July 16, 2025
Addis Insight
IMF Warns Structural Challenges May Sustain Ethiopia’s Parallel Market Premium Despite Forex Reform
Addis Ababa, July 2025 – Ethiopia’s ambitious reform to unify its foreign exchange market is showing results but faces stubborn structural hurdles that could keep the parallel market premium alive in the medium term, the International Monetary Fund has warned.
According to the IMF’s Country Report No. 25/189, Ethiopia eliminated most official FX rationing in mid-2024, moving to a market-determined exchange rate that initially slashed the parallel market premium from over 100 percent to near zero. However, by May 2025 the premium had widened again to around 17 percent.
IMF analysts attribute this resurgence to three main factors:
Remaining exchange restrictions, such as a 2.5% commission on foreign exchange sales via the National Bank of Ethiopia.
Strict capital account controls and unattractive real returns on Birr-denominated assets, pushing investors to seek foreign currency.
An underdeveloped, concentrated financial sector that limits competition and hedging options, leaving importers and savers exposed to depreciation fears.
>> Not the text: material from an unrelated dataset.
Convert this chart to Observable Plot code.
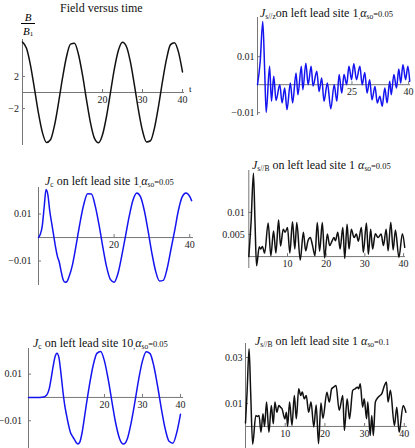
<!DOCTYPE html>
<html><head><meta charset="utf-8">
<script src="https://cdn.jsdelivr.net/npm/d3@7"></script>
<script src="https://cdn.jsdelivr.net/npm/@observablehq/plot@0.6"></script>
<style>
body{margin:0;background:#fff;}
#root{position:relative;width:415px;height:448px;overflow:hidden;font-family:"Liberation Serif","Times New Roman",Times,serif;color:#000;}
.panel{position:absolute;}
.title{position:absolute;white-space:nowrap;font-size:12px;line-height:14px;color:#111;}
.title sub{font-size:7.5px;vertical-align:-2px;line-height:0;}
.title .sm{font-size:8.5px;}
.frac{position:absolute;font-size:11px;line-height:11px;text-align:center;}
.frac sub{font-size:7px;vertical-align:-1px;line-height:0;}
.lab{position:absolute;font-size:9px;line-height:10px;}
</style></head><body><div id="root"></div>
<script>
// ---- data ----
const fieldT = [0,1,2,3,4,5,6,7,8,9,10,11,12,13,14,15,16,17,18,19,20,21,22,23,24,25,26,27,28,29,30,31,32,33,34,35,36,37,38,39,40];
const fieldB = [6.28,5.51,3.39,0.44,-2.61,-5.03,-6.22,-5.88,-4.10,-1.32,1.78,4.45,6.03,6.13,4.73,2.18,-0.91,-3.78,-5.72,-6.26,-5.27,-2.99,0.03,3.04,5.30,6.27,5.70,3.74,0.86,-2.23,-4.77,-6.15,-6.01,-4.41,-1.73,1.38,4.15,5.96,6.21,5.03,2.56];

const jszSite1 = [[0,0],[0.7,0.008],[1.4,0.0226],[1.9,0.005],[2.3,-0.0099],[3.2,0.0066],[3.7,-0.0059],[4.3,0.003],[4.9,-0.0056],[5.9,0],[6.5,-0.0065],[7.2,-0.0012],[7.8,-0.0089],[8.7,0.0006],[9.3,-0.0065],[10.2,0.0042],[10.7,-0.0036],[11.6,0.0066],[12.0,-0.0018],[12.8,0.0077],[13.4,0],[14.2,0.0066],[14.7,-0.0005],[15.7,0.0048],[16.3,-0.0024],[17.0,0.0024],[17.6,-0.0059],[18.5,0.0006],[19.4,-0.0086],[20.3,0],[21.0,-0.0059],[21.6,0.0036],[22.3,-0.003],[22.9,0.0036],[23.6,0],[24.2,0.0066],[24.9,0.0018],[25.5,0.0075],[26.2,0.0018],[27.1,0.0066],[27.7,0],[28.4,0.0044],[29.0,-0.003],[29.7,0.0018],[30.3,-0.0054],[31.1,-0.0006],[31.7,-0.0065],[32.4,-0.0041],[33.0,-0.0077],[33.7,-0.0012],[34.3,-0.0065],[35.0,0.0012],[35.4,-0.0036],[36.1,0.0036],[36.8,-0.0012],[37.4,0.0056],[37.9,0.0006],[38.5,0.0071],[39.2,0.0018],[39.8,0.0066],[40.3,0.0012]];

const jcSite1 = [[0,0],[0.5,0.0015],[1,0.005],[1.5,0.013],[2,0.0204],[2.5,0.018],[3,0.011],[3.5,0.006],[4,0.001],[4.5,-0.004],[5,-0.008],[5.5,-0.0105],[6,-0.0145],[6.5,-0.0178],[7,-0.019],[7.5,-0.0188],[8,-0.017],[9,-0.0115],[10,-0.0028],[11,0.0065],[12,0.0143],[13,0.0186],[14,0.0185],[15,0.0135],[16,0.0055],[17,-0.0039],[18,-0.0124],[19,-0.0178],[20,-0.019],[21,-0.0154],[22,-0.008],[23,0.0005],[24,0.0091],[25,0.016],[26,0.019],[27,0.0173],[28,0.0114],[29,0.0027],[30,-0.0067],[31,-0.0144],[32,-0.0185],[33,-0.0182],[34,-0.0134],[35,-0.0053],[36,0.0028],[37,0.0115],[38,0.0173],[39,0.019],[40,0.0175],[40.5,0.0157]];

const jsbSite1a = [[0,0],[0.6,0.008],[1.2,0.0189],[1.6,0.008],[2.0,-0.0021],[2.7,0.0022],[3.1,0.0017],[3.5,0.0023],[4.1,0.0008],[5.0,0.0076],[5.7,0.0002],[6.4,0.0058],[7.0,0.0008],[7.7,0.0083],[8.2,0.0024],[8.9,0.0062],[9.4,0.0055],[10.0,0.0066],[10.6,0.0008],[11.3,0.0079],[11.9,0.0017],[12.4,0.0077],[13.3,-0.0008],[14.1,0.0055],[14.7,0.0013],[15.3,0.0036],[15.9,0.0043],[16.4,0.0028],[17.1,0.0002],[17.7,0.0077],[18.3,0.0012],[19.0,0.0077],[19.6,-0.0003],[20.3,0.0051],[20.9,0.0025],[21.5,0.0035],[22.0,0.0043],[22.4,0.0036],[23.0,0.0055],[23.6,0.0017],[24.3,0.0066],[24.8,-0.0004],[25.4,0.0073],[25.9,0.0017],[26.5,0.0062],[27.2,0.0043],[27.8,0.0051],[28.3,0.0035],[29.1,0.0066],[29.6,0.0009],[30.4,0.0076],[30.9,0.0005],[31.5,0.0062],[32.0,0.0017],[32.7,0.0052],[33.4,0.0043],[34.2,0.0051],[34.8,0.0025],[35.5,0.0062],[36.0,0.0013],[36.7,0.0078],[37.3,0.0015],[37.9,0.006],[38.8,-0.0002],[39.7,0.0052],[40.3,0.0021]];

const jcSite10 = [[0,0],[1,0],[2,0],[3,0],[4,0.0002],[4.5,0.0006],[5,0.0016],[5.5,0.004],[6,0.0085],[6.5,0.0135],[7,0.0175],[7.5,0.019],[8,0.0172],[8.5,0.011],[9,0.0035],[9.5,-0.003],[10,-0.0075],[10.5,-0.0115],[11,-0.0148],[11.5,-0.0165],[12,-0.0178],[12.5,-0.0192],[13,-0.02],[13.5,-0.0192],[14,-0.016],[15,-0.0055],[16,0.0049],[17,0.0136],[18,0.0189],[19,0.0197],[20,0.0156],[21,0.0076],[22,-0.0022],[23,-0.0114],[24,-0.0178],[25,-0.02],[26,-0.0178],[27,-0.011],[28,-0.002],[29,0.0078],[30,0.0157],[31,0.0196],[32,0.0188],[33,0.0134],[34,0.0047],[35,-0.0051],[36,-0.0136],[37,-0.0188],[38,-0.0196],[39,-0.0152],[40,-0.0072]];

const jsbSite1b = [[0,0.0015],[0.4,0.015],[0.9,0.0338],[1.3,0.015],[1.8,-0.0078],[2.6,0.0048],[3.0,0.0043],[3.4,0.0048],[3.9,-0.0025],[4.4,0.0055],[4.8,0],[5.3,0.0106],[5.9,-0.0025],[6.5,0.0091],[7.0,0.0012],[7.4,0.0106],[7.9,0.0062],[8.4,0.0091],[8.8,0.0084],[9.2,0.0077],[9.9,0.0033],[10.3,0.0062],[10.6,0.0],[11.1,0.0106],[11.7,0.0004],[12.3,0.0135],[12.8,0.0033],[13.4,0.0164],[13.9,0.0135],[14.3,0.015],[14.8,0.012],[15.3,0.0135],[15.9,0.0062],[16.5,0.0106],[17.2,-0.0002],[17.8,0.0093],[18.4,-0.0075],[19.0,0.0102],[19.5,0.0035],[20.5,0.0149],[21.1,0.0106],[21.7,0.0164],[22.2,0.0171],[22.8,0.0178],[23.6,0.007],[24.5,0.0135],[24.9,-0.0017],[25.6,0.012],[26.2,0.0033],[27.0,0.0157],[27.6,0.0164],[28.2,0.0171],[28.5,0.0164],[28.9,0.0186],[29.5,0.0084],[29.9,0.012],[30.5,0.0033],[30.8,0.0106],[31.4,-0.0039],[31.8,0.0048],[32.2,-0.0039],[32.7,0.0106],[33.3,0.0125],[33.9,0.0135],[34.3,0.0142],[35.0,0.0178],[35.5,0.0193],[35.9,0.0106],[36.5,0.0157],[37.5,0.0004],[38.1,0.0084],[38.7,-0.0025],[39.7,0.0091],[40.4,0.0062]];

// tick labels
const p1XTicks = [20,30,40], p1YTicks = [2,-2];
const p2XTicks = [25,40], p2YTicks = [0.01,-0.01];
const p3XTicks = [20,40], p3YTicks = [0.01,-0.01];
const p4XTicks = [10,20,30,40], p4YTicks = [0.01,0.005];
const p5XTicks = [20,30,40], p5YTicks = [0.01,-0.01];
const p6XTicks = [10,20,30,40], p6YTicks = [0.03,0.01];

// ---- drawing ----
const AX = "#777", LAB = "#222", FONT = "Liberation Serif";
const fmt = d => String(d).replace("-", "\u2212");

function panel(o) {
  const marks = [
    Plot.ruleY([0], {stroke: AX, strokeWidth: 1}),
    Plot.ruleX([0], {stroke: AX, strokeWidth: 1}),
    Plot.ruleX(o.xt, {x: d => d, y1: () => 0, y2: () => 0, insetTop: -3, stroke: AX}),
    Plot.ruleY(o.yt, {y: d => d, x1: () => 0, x2: () => 0, insetRight: -3, stroke: AX}),
    Plot.text(o.xt, {x: d => d, y: () => 0, dy: 7.5, text: fmt, fontFamily: FONT, fontSize: 10, fill: LAB}),
    Plot.text(o.yt, {x: () => 0, y: d => d, dx: -o.ydx, textAnchor: "end", text: fmt, fontFamily: FONT, fontSize: 10, fill: LAB}),
    Plot.line(o.data, {x: d => d[0], y: d => d[1], stroke: o.color, strokeWidth: 1.5, curve: "monotone-x"})
  ];
  const svg = Plot.plot({
    width: o.w, height: o.h,
    marginTop: o.mt, marginBottom: o.mb, marginLeft: o.ml, marginRight: o.mr,
    x: {domain: o.xd, axis: null},
    y: {domain: o.yd, axis: null},
    style: {background: "transparent", overflow: "visible"},
    marks
  });
  svg.classList.add("panel");
  svg.style.left = o.left + "px";
  svg.style.top = o.top + "px";
  svg.style.position = "absolute";
  return svg;
}

const root = document.getElementById("root");
const fieldData = fieldT.map((t, i) => [t, fieldB[i]]);

root.append(panel({data: fieldData, color: "#111", left: 0, top: 0, w: 207, h: 150, ml: 22, mr: 23, mt: 39, mb: 5, xd: [0, 40.5], yd: [-6.6, 6.6], xt: p1XTicks, yt: p1YTicks, ydx: 3.5}));
root.append(panel({data: jszSite1, color: "#1414f0", left: 207, top: 0, w: 208, h: 150, ml: 50, mr: 5, mt: 17, mb: 35, xd: [0, 40.5], yd: [-0.011, 0.024], xt: p2XTicks, yt: p2YTicks, ydx: 3}));
root.append(panel({data: jcSite1, color: "#1414f0", left: 0, top: 150, w: 207, h: 150, ml: 38, mr: 14, mt: 37, mb: 15, xd: [0, 41], yd: [-0.0204, 0.0213], xt: p3XTicks, yt: p3YTicks, ydx: 7}));
root.append(panel({data: jsbSite1a, color: "#111", left: 207, top: 150, w: 208, h: 150, ml: 41.3, mr: 10, mt: 20, mb: 32, xd: [0, 40.5], yd: [-0.0027, 0.0195], xt: p4XTicks, yt: p4YTicks, ydx: 4}));
root.append(panel({data: jcSite10, color: "#1414f0", left: 0, top: 300, w: 207, h: 148, ml: 28, mr: 24, mt: 48, mb: 0, xd: [0, 40.8], yd: [-0.0219, 0.021], xt: p5XTicks, yt: p5YTicks, ydx: 6.5}));
root.append(panel({data: jsbSite1b, color: "#111", left: 207, top: 300, w: 208, h: 148, ml: 38, mr: 8, mt: 43, mb: 0, xd: [0, 40.8], yd: [-0.0096, 0.0361], xt: p6XTicks, yt: p6YTicks, ydx: 3}));

// ---- titles & labels ----
function addHTML(cls, left, top, html, extra) {
  const d = document.createElement("div");
  d.className = cls;
  d.style.left = left + "px";
  d.style.top = top + "px";
  if (extra) Object.assign(d.style, extra);
  d.innerHTML = html;
  root.append(d);
  return d;
}
addHTML("title", 60, 1, "Field versus time", {fontSize: "12px"});
addHTML("frac", 21, 12, '<div style="padding:0 2px"><i>B</i></div><div style="border-top:1px solid #000;padding:2px 2px 0"><i>B</i><sub>1</sub></div>');
addHTML("lab", 189, 84, "t");
addHTML("title", 260, 6, '<i>J</i><sub>s//z</sub>on left lead site 1<sub>,</sub><i>α</i><sub>so</sub><span class="sm">=0.05</span>');
addHTML("title", 45, 174, '<i>J</i><sub>c</sub> on left lead site 1<sub>,</sub><i>α</i><sub>so</sub><span class="sm">=0.05</span>');
addHTML("title", 252, 158, '<i>J</i><sub>s//B</sub> on left lead site 1 <i>α</i><sub>so</sub><span class="sm">=0.05</span>');
addHTML("title", 33, 336, '<i>J</i><sub>c</sub> on left lead site 10<sub>,</sub><i>α</i><sub>so</sub><span class="sm">=0.05</span>');
addHTML("title", 255, 334, '<i>J</i><sub>s//B</sub> on left lead site 1 <i>α</i><sub>so</sub><span class="sm">=0.1</span>');
</script></body></html>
“Ethiopia’s situation resembles Angola’s experience during its own FX liberalization,” the report notes. In contrast, Egypt and Nigeria saw their parallel market premiums collapse and remain low following reform.
The IMF stresses that while Ethiopia has boosted FX reserves to about US$4 billion (covering nearly two months of imports), real reforms are needed to reduce residual demand for unofficial currency channels.
Key policy recommendations include:
Phased removal of remaining current account restrictions.
Positive real interest rates to make holding Birr-denominated assets more attractive.
Gradual, well-sequenced financial account liberalization, supported by improved regulation.
Deepening the domestic financial market, including developing hedging instruments and strengthening interbank liquidity.
Enhancing competition in the banking sector, possibly via foreign bank participation.
The report also highlights Ethiopia’s broader monetary policy transition. In July 2024, the National Bank of Ethiopia abandoned strict monetary targeting and adopted an interest-rate-based framework. Supported by new policy tools like open market operations and an interbank market, the central bank aims to better control inflation, which has exceeded double digits since 2018.
While Treasury bill and interbank rates have risen above inflation—a sign of early success—the IMF warns Ethiopia’s monetary transmission remains weak. Challenges include:
Shallow money and bond markets.
Limited financial sector depth and competition.
High food price volatility and supply shocks.
A legacy of financial repression and credit rationing.
“The transition will take time,” the IMF writes, urging further reforms to ensure consistent policy signaling, develop a credible interest rate corridor, strengthen bank competition, and reinforce the central bank’s independence and analytical capacity.
The report also examines Ethiopia’s fiscal federalism, noting significant decentralization but persistent vertical imbalances. While regions’ share of national spending has grown to over 55%, many remain dependent on federal grants. Recent reforms have improved revenue sharing formulas, but challenges remain in aligning spending responsibilities and revenue collection capacities.
Overall, the IMF’s message is clear: Ethiopia’s reforms have delivered initial successes but will require sustained, careful policy efforts to address deep-rooted structural constraints, ensure macroeconomic stability, and support private-sector-led growth.